TASK TO CARRY OUT
Each line that holds the string "Write" counts once; say how many such lines there are and add nothing.
[start]
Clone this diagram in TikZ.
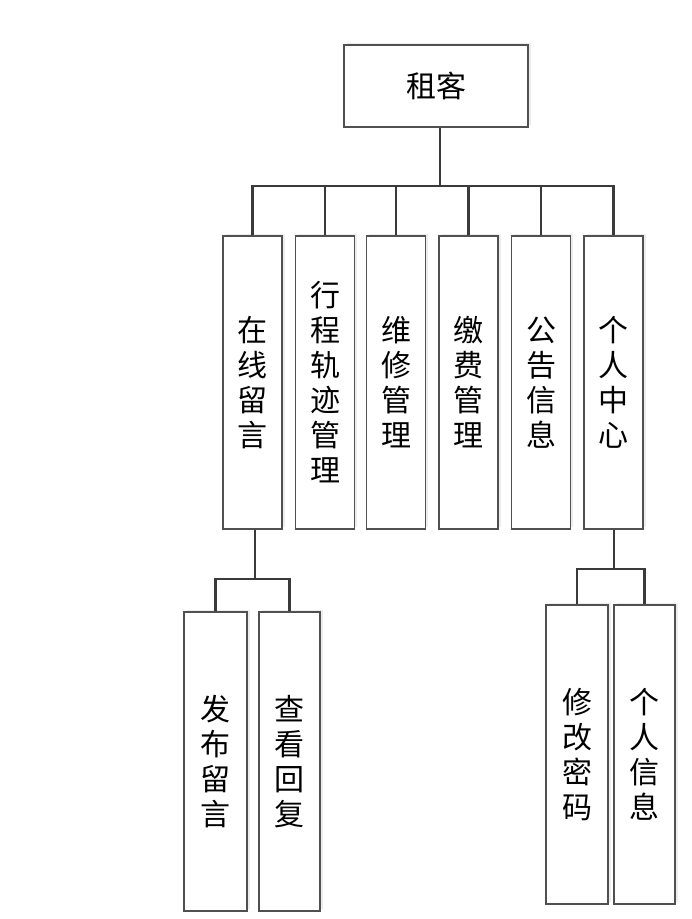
\documentclass[tikz,border=0pt]{standalone}
\usepackage{fontspec}
\newfontfamily\cjk{Noto Sans CJK SC}
\usetikzlibrary{shadows}
\definecolor{boxline}{HTML}{505050}
\definecolor{connline}{HTML}{3A3A3A}
\tikzset{
  box/.style={draw=boxline, line width=1.2pt, fill=white, inner sep=0pt,
    align=center, font=\cjk\fontsize{30}{35}\selectfont,
    drop shadow={shadow xshift=2.5pt, shadow yshift=2.5pt, fill=black!7, opacity=1}},
  conn/.style={draw=connline, line width=2.2pt}
}
\begin{document}
\begin{tikzpicture}[x=1pt,y=-1pt]
\useasboundingbox (0,0) rectangle (692,919);
\node[box, minimum width=184pt, minimum height=82pt] (top) at (436,86) {租客};
% middle row
\foreach \n/\x/\t in {m1/252.5/{在\\线\\留\\言}, m2/325/{行\\程\\轨\\迹\\管\\理}, m3/396/{维\\修\\管\\理}, m4/468.5/{缴\\费\\管\\理}, m5/541/{公\\告\\信\\息}, m6/613.5/{个\\人\\中\\心}}
  \node[box, minimum width=59pt, minimum height=293pt] (\n) at (\x,382.5) {\t};
% lower left
\node[box, minimum width=63pt, minimum height=299pt] (a) at (215.5,761.5) {发\\布\\留\\言};
\node[box, minimum width=61pt, minimum height=299pt] (b) at (289.5,761.5) {查\\看\\回\\复};
% lower right
\node[box, minimum width=62pt, minimum height=299pt] (c) at (577,754.5) {修\\改\\密\\码};
\node[box, minimum width=61pt, minimum height=299pt] (d) at (644.5,754.5) {个\\人\\信\\息};
% connectors
\coordinate (j0) at (440,186);
\draw[conn] (top.south -| j0) -- (j0);
\foreach \n in {m1,m2,m3,m4,m5,m6}
  \draw[conn] (j0) -| (\n.north);
\coordinate (j1) at (255,579);
\draw[conn] (m1.south -| j1) -- (j1);
\draw[conn] (j1) -| (a.north);
\draw[conn] (j1) -| (b.north);
\coordinate (j2) at (614,569);
\draw[conn] (m6.south -| j2) -- (j2);
\draw[conn] (j2) -| (c.north);
\draw[conn] (j2) -| (d.north);
\end{tikzpicture}
\end{document}
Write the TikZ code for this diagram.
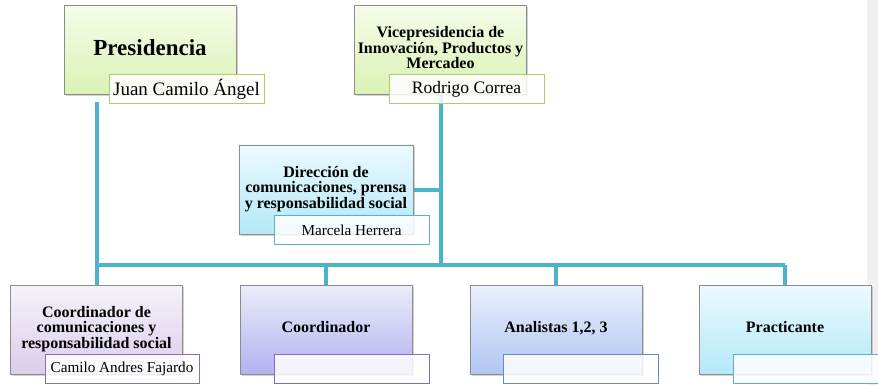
\documentclass[tikz,border=0pt]{standalone}
\usepackage{fontspec}
\setmainfont{Liberation Serif}
\usetikzlibrary{shadows,backgrounds}

\definecolor{linkblue}{RGB}{75,180,205}
\definecolor{boxgray}{RGB}{140,140,140}
\definecolor{greentop}{RGB}{246,252,234}
\definecolor{greenbot}{RGB}{218,242,180}
\definecolor{greenline}{RGB}{170,205,110}
\definecolor{cyantop}{RGB}{236,250,255}
\definecolor{cyanbot}{RGB}{180,232,248}
\definecolor{cyanline}{RGB}{80,180,205}
\definecolor{lilactop}{RGB}{246,242,250}
\definecolor{lilacbot}{RGB}{218,206,236}
\definecolor{lilacline}{RGB}{140,110,180}
\definecolor{violettop}{RGB}{236,236,250}
\definecolor{violetbot}{RGB}{178,178,240}
\definecolor{violetline}{RGB}{125,110,200}
\definecolor{bluetop}{RGB}{234,240,252}
\definecolor{bluebot}{RGB}{176,198,244}
\definecolor{blueline}{RGB}{100,140,205}

\newcommand{\unittext}[2]{\raisebox{#1}{\begin{tabular}{@{}c@{}}#2\end{tabular}}}

\tikzset{
  unitbox/.style={draw=boxgray, line width=0.7pt, minimum width=172pt,
    minimum height=89pt, align=center, inner sep=2pt,
    font=\bfseries\fontsize{16}{15.2}\selectfont,
    drop shadow={shadow xshift=1.5pt, shadow yshift=-2pt, opacity=0.35}},
  namebox/.style={fill=white, fill opacity=0.85, text opacity=1,
    line width=1pt, minimum width=155pt, minimum height=29pt,
    inner sep=0pt, font=\fontsize{15.2}{17}\selectfont},
  link/.style={draw=linkblue, line width=4pt}
}

\begin{document}
\begin{tikzpicture}[x=1pt,y=-1pt]
    \useasboundingbox (0,0) rectangle (878,385);
    \fill[black!6] (867,0) rectangle (878,385);

    % levels of the chart
    \coordinate (bus) at (0,265);

    \node[unitbox, top color=greentop, bottom color=greenbot,
      font=\bfseries\fontsize{23}{25}\selectfont] (pres) at (150,50)
      {\raisebox{5pt}{Presidencia}};
    \node[unitbox, top color=greentop, bottom color=greenbot] (vice) at (440.5,50)
      {\unittext{6pt}{Vicepresidencia de\\Innovación, Productos y\\Mercadeo}};
    \node[unitbox, top color=cyantop, bottom color=cyanbot, minimum width=174pt]
      (dir) at (326,189.5)
      {\unittext{6.5pt}{Dirección de\\comunicaciones, prensa\\y responsabilidad social}};

    \node[unitbox, top color=lilactop, bottom color=lilacbot] (c1) at (96.5,329.5)
      {\unittext{5.5pt}{Coordinador de\\comunicaciones y\\responsabilidad social}};
    \node[unitbox, top color=violettop, bottom color=violetbot] (c2) at (326,329.5)
      {\raisebox{4.5pt}{Coordinador}};
    \node[unitbox, top color=bluetop, bottom color=bluebot] (c3) at (556,329.5)
      {\raisebox{4.5pt}{Analistas 1,2, 3}};
    \node[unitbox, top color=cyantop, bottom color=cyanbot] (c4) at (785,329.5)
      {\raisebox{4.5pt}{Practicante}};

    % names
    \node[namebox, draw=greenline, font=\fontsize{19}{21}\selectfont] (juan) at (186.5,89.5) {Juan Camilo Ángel};
    \node[namebox, draw=greenline, font=\fontsize{17.5}{19}\selectfont] (rodrigo) at (466.5,89.5) {Rodrigo Correa};
    \node[namebox, draw=cyanline] (marcela) at (351.5,230) {Marcela Herrera};
    \node[namebox, draw=lilacline, minimum width=154pt] (camilo) at (122,369) {Camilo Andres Fajardo};
    \node[namebox, draw=violetline] (n2) at (352,369) {};
    \node[namebox, draw=blueline] (n3) at (581,369) {};
    \node[namebox, draw=cyanline, anchor=west] (n4) at (733,369) {};

    % connectors
    \begin{scope}[on background layer]
    \draw[link] (vice.south) -- (vice.south |- bus);
    \draw[link] (dir.east) -- (dir.east -| vice.south);
    \draw[link] ([yshift=-7pt]pres.south -| c1.north) -- (c1.north);
    \draw[link] (c1.north |- bus) -- (c4.north |- bus);
    \draw[link] (c2.north |- bus) -- (c2.north);
    \draw[link] (c3.north |- bus) -- (c3.north);
    \draw[link] (c4.north |- bus) -- (c4.north);
    \end{scope}
\end{tikzpicture}
\end{document}
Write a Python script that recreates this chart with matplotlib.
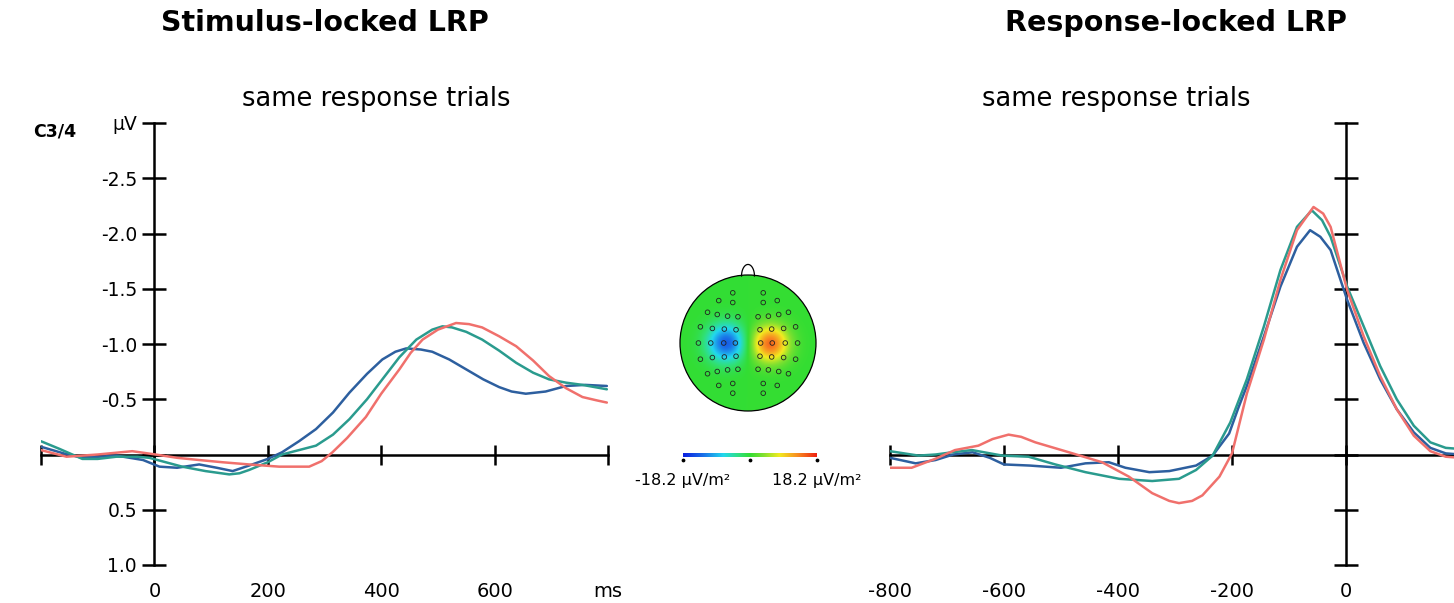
import numpy as np
import matplotlib
matplotlib.use("Agg")
import matplotlib.pyplot as plt
from matplotlib.colors import LinearSegmentedColormap
from matplotlib.patches import Circle
from matplotlib.ticker import FixedLocator, FixedFormatter
import matplotlib.transforms as mtransforms

plt.rcParams['font.family'] = ['DejaVu Sans']

# ---------------- data ----------------
# Stimulus-locked LRP (ms, µV)
stim_blue_t = [-200, -160, -127, -67, -20, 9, 40, 79, 110, 138, 167, 200, 225, 255, 285, 315, 344, 375,
               402, 425, 444, 470, 490, 520, 550, 580, 608, 630, 655, 690, 726, 760, 798]
stim_blue_v = [-0.07, -0.01, 0.03, 0.01, 0.05, 0.11, 0.12, 0.09, 0.12, 0.15, 0.10, 0.04, -0.02, -0.12,
               -0.23, -0.38, -0.56, -0.73, -0.86, -0.93, -0.96, -0.95, -0.93, -0.86, -0.77, -0.68, -0.61,
               -0.57, -0.55, -0.57, -0.62, -0.63, -0.62]
stim_teal_t = [-200, -167, -127, -100, -67, -30, -9, 20, 49, 90, 132, 150, 167, 200, 225, 255, 285, 315,
               344, 375, 402, 432, 462, 490, 508, 525, 550, 578, 608, 638, 668, 696, 726, 755, 798]
stim_teal_v = [-0.12, -0.05, 0.04, 0.04, 0.02, 0.02, 0.03, 0.07, 0.11, 0.15, 0.18, 0.17, 0.14, 0.07, 0.0,
               -0.04, -0.08, -0.18, -0.32, -0.50, -0.68, -0.88, -1.04, -1.13, -1.16, -1.15, -1.11, -1.04,
               -0.94, -0.83, -0.74, -0.68, -0.65, -0.63, -0.59]
stim_red_t = [-200, -155, -100, -39, 2, 40, 79, 120, 167, 220, 273, 295, 314, 340, 373, 400, 432, 452,
              473, 500, 532, 555, 578, 608, 638, 668, 696, 726, 755, 780, 798]
stim_red_v = [-0.04, 0.02, 0.0, -0.03, 0.0, 0.03, 0.05, 0.07, 0.09, 0.11, 0.11, 0.06, -0.02, -0.15, -0.34,
              -0.55, -0.77, -0.92, -1.04, -1.13, -1.19, -1.18, -1.15, -1.07, -0.98, -0.85, -0.71, -0.60,
              -0.52, -0.49, -0.47]

# Response-locked LRP (ms, µV)
resp_blue_t = [-800, -755, -720, -689, -655, -625, -600, -555, -500, -457, -416, -387, -345, -310, -263,
               -234, -205, -189, -174, -144, -115, -86, -63, -45, -27, 2, 31, 60, 89, 119, 148, 175, 200]
resp_blue_v = [0.03, 0.08, 0.05, 0.0, -0.02, 0.03, 0.09, 0.10, 0.12, 0.08, 0.07, 0.12, 0.16, 0.15, 0.10,
               0.01, -0.19, -0.42, -0.62, -1.07, -1.52, -1.88, -2.03, -1.97, -1.85, -1.40, -1.01, -0.68,
               -0.41, -0.20, -0.06, -0.01, 0.0]
resp_teal_t = [-800, -750, -720, -691, -656, -603, -557, -510, -457, -398, -340, -293, -263, -234, -203,
               -174, -144, -115, -86, -60, -42, -27, 2, 31, 60, 89, 119, 148, 175, 200]
resp_teal_v = [-0.03, 0.01, 0.0, -0.02, -0.04, 0.01, 0.02, 0.09, 0.16, 0.22, 0.24, 0.22, 0.14, 0.01, -0.29,
               -0.68, -1.16, -1.67, -2.06, -2.21, -2.12, -1.97, -1.52, -1.16, -0.80, -0.50, -0.26, -0.11,
               -0.06, -0.05]
resp_red_t = [-800, -762, -721, -686, -645, -620, -592, -570, -545, -486, -428, -381, -340, -310, -293,
              -270, -252, -222, -200, -174, -144, -115, -86, -57, -40, -27, 2, 31, 60, 89, 119, 148, 175, 200]
resp_red_v = [0.12, 0.12, 0.04, -0.04, -0.08, -0.14, -0.18, -0.16, -0.11, -0.02, 0.07, 0.20, 0.35, 0.42,
              0.44, 0.42, 0.37, 0.20, -0.01, -0.55, -1.04, -1.58, -2.03, -2.24, -2.18, -2.06, -1.49, -1.07,
              -0.71, -0.41, -0.17, -0.03, 0.02, 0.03]

y_ticks = [-3.0, -2.5, -2.0, -1.5, -1.0, -0.5, 0.0, 0.5, 1.0]
y_ticklabels = ['µV', '-2.5', '-2.0', '-1.5', '-1.0', '-0.5', '', '0.5', '1.0']
stim_xticks = [-200, 0, 200, 400, 600, 800]
stim_xlabel_pos = [0, 200, 400, 600, 800]
stim_xlabels = ['0', '200', '400', '600', 'ms']
resp_xticks = [-800, -600, -400, -200, 0, 200]
resp_xlabel_pos = [-800, -600, -400, -200, 0]
resp_xlabels = ['-800', '-600', '-400', '-200', '0']

# topography: electrode positions (left hemisphere, head units; mirrored for right)
elec_left_x = [-0.224, -0.43, -0.224, -0.595, -0.452, -0.30, -0.148, -0.70, -0.524, -0.348, -0.176,
               -0.729, -0.548, -0.357, -0.186, -0.70, -0.524, -0.348, -0.176, -0.595, -0.452, -0.30,
               -0.148, -0.43, -0.224, -0.224]
elec_left_y = [0.738, 0.624, 0.595, 0.452, 0.419, 0.395, 0.386, 0.238, 0.214, 0.205, 0.195,
               0.0, 0.0, 0.0, 0.0, -0.238, -0.214, -0.205, -0.195, -0.452, -0.419, -0.395,
               -0.386, -0.624, -0.595, -0.738]
blob_x = [-0.32, 0.33]
blob_y = [0.0, -0.01]
blob_amp = [-0.76, 0.80]
blob_sigma = [0.19, 0.19]
cbar_labels = ['-18.2 µV/m²', '18.2 µV/m²']

c_blue = '#2d5f9f'
c_teal = '#2a9b8e'
c_red = '#f0706c'

W, H = 1454, 603
fig = plt.figure(figsize=(W / 100, H / 100), dpi=100)


def fx(px):
    return px / W


def fy(py):
    return 1 - py / H


def make_erp_axes(x0_px, x1_px, xlim, xticks, xlabel_pos, xlabels, show_ylabels, series):
    y_top, y_bot = 123, 565
    ax = fig.add_axes([fx(x0_px), fy(y_bot), (x1_px - x0_px) / W, (y_bot - y_top) / H])
    ax.set_xlim(*xlim)
    ax.set_ylim(1.0, -3.0)
    for k in ['top', 'right']:
        ax.spines[k].set_visible(False)
    ax.spines['left'].set_position(('data', 0))
    ax.spines['bottom'].set_position(('data', 0))
    for k in ['left', 'bottom']:
        ax.spines[k].set_linewidth(1.8)
    ax.xaxis.set_major_locator(FixedLocator(xticks))
    ax.yaxis.set_major_locator(FixedLocator(y_ticks))
    ax.yaxis.set_major_formatter(FixedFormatter(y_ticklabels))
    ax.tick_params(axis='x', direction='inout', length=15, width=1.8, labelbottom=False)
    ax.tick_params(axis='y', direction='inout', length=17, width=1.8, labelsize=13.5, pad=4,
                   labelleft=show_ylabels)
    ax.patch.set_visible(False)
    trans = mtransforms.blended_transform_factory(ax.transData, ax.transAxes)
    for p, lab in zip(xlabel_pos, xlabels):
        ax.text(p, -0.059, lab, transform=trans, ha='center', va='center', fontsize=14)
    for t, v, c in series:
        ax.plot(t, v, color=c, lw=1.8, solid_capstyle='round', solid_joinstyle='round', zorder=3)
    return ax


ax1 = make_erp_axes(41, 608, (-200, 800), stim_xticks, stim_xlabel_pos, stim_xlabels, True,
                    [(stim_blue_t, stim_blue_v, c_blue), (stim_teal_t, stim_teal_v, c_teal),
                     (stim_red_t, stim_red_v, c_red)])
ax2 = make_erp_axes(890, 1460, (-800, 200), resp_xticks, resp_xlabel_pos, resp_xlabels, False,
                    [(resp_blue_t, resp_blue_v, c_blue), (resp_teal_t, resp_teal_v, c_teal),
                     (resp_red_t, resp_red_v, c_red)])

# titles and texts
fig.text(fx(325), fy(23), 'Stimulus-locked LRP', ha='center', va='center', fontsize=20.5, fontweight='bold')
fig.text(fx(1176), fy(23), 'Response-locked LRP', ha='center', va='center', fontsize=20.5, fontweight='bold')
fig.text(fx(376), fy(99), 'same response trials', ha='center', va='center', fontsize=18.5)
fig.text(fx(1116), fy(99), 'same response trials', ha='center', va='center', fontsize=18.5)
fig.text(fx(55), fy(131), 'C3/4', ha='center', va='center', fontsize=12.5, fontweight='bold')

# ---------------- topography ----------------
cmap = LinearSegmentedColormap.from_list('topo', [
    (0.0, '#0a1ee0'), (0.15, '#1a70e8'), (0.3, '#22d8ee'), (0.42, '#30e07c'),
    (0.5, '#33dd33'), (0.6, '#80e030'), (0.72, '#f2ec20'), (0.86, '#f88a22'), (1.0, '#ee2010')])

R_px = 68
cx_px, cy_px = 748, 343
box = 80
axt = fig.add_axes([fx(cx_px - box), fy(cy_px + box), 2 * box / W, 2 * box / H])
axt.set_xlim(-box / R_px, box / R_px)
axt.set_ylim(-box / R_px, box / R_px)
axt.axis('off')
g = np.linspace(-1, 1, 300)
X, Y = np.meshgrid(g, g)
field = np.zeros_like(X)
for bx, by, ba, bs in zip(blob_x, blob_y, blob_amp, blob_sigma):
    field += ba * np.exp(-((X - bx) ** 2 + (Y - by) ** 2) / (2 * bs ** 2))
im = axt.imshow(field, extent=[-1, 1, -1, 1], origin='lower', cmap=cmap, vmin=-1, vmax=1,
                interpolation='bilinear')
head = Circle((0, 0), 1.0, transform=axt.transData, facecolor='none', edgecolor='black', lw=0.9)
im.set_clip_path(Circle((0, 0), 1.0, transform=axt.transData))
axt.add_patch(head)
# nose
th = np.linspace(0, np.pi, 60)
nose_x = 0.095 * np.cos(th)
nose_y = 0.985 + 0.17 * np.sin(th)
axt.plot(nose_x, nose_y, color='black', lw=0.9)
ex = np.array(elec_left_x)
ey = np.array(elec_left_y)
axt.scatter(np.concatenate([ex, -ex]), np.concatenate([ey, ey]), s=11, facecolors='none',
            edgecolors='#222222', linewidths=0.6, zorder=4)

# colorbar
axc = fig.add_axes([fx(683), fy(457), (817 - 683) / W, 4 / H])
axc.imshow(np.linspace(-1, 1, 256)[None, :], aspect='auto', cmap=cmap, vmin=-1, vmax=1,
           extent=[0, 1, 0, 1])
axc.set_xlim(0, 1)
axc.set_ylim(0, 1)
axc.axis('off')
axc.scatter([0, 0.5, 1], [-0.7, -0.7, -0.7], s=3, color='black', clip_on=False)
fig.text(fx(683), fy(480), cbar_labels[0], ha='center', va='center', fontsize=11.5)
fig.text(fx(817), fy(480), cbar_labels[1], ha='center', va='center', fontsize=11.5)

fig.savefig('out.png', dpi=100)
[end]
SOLUTION
2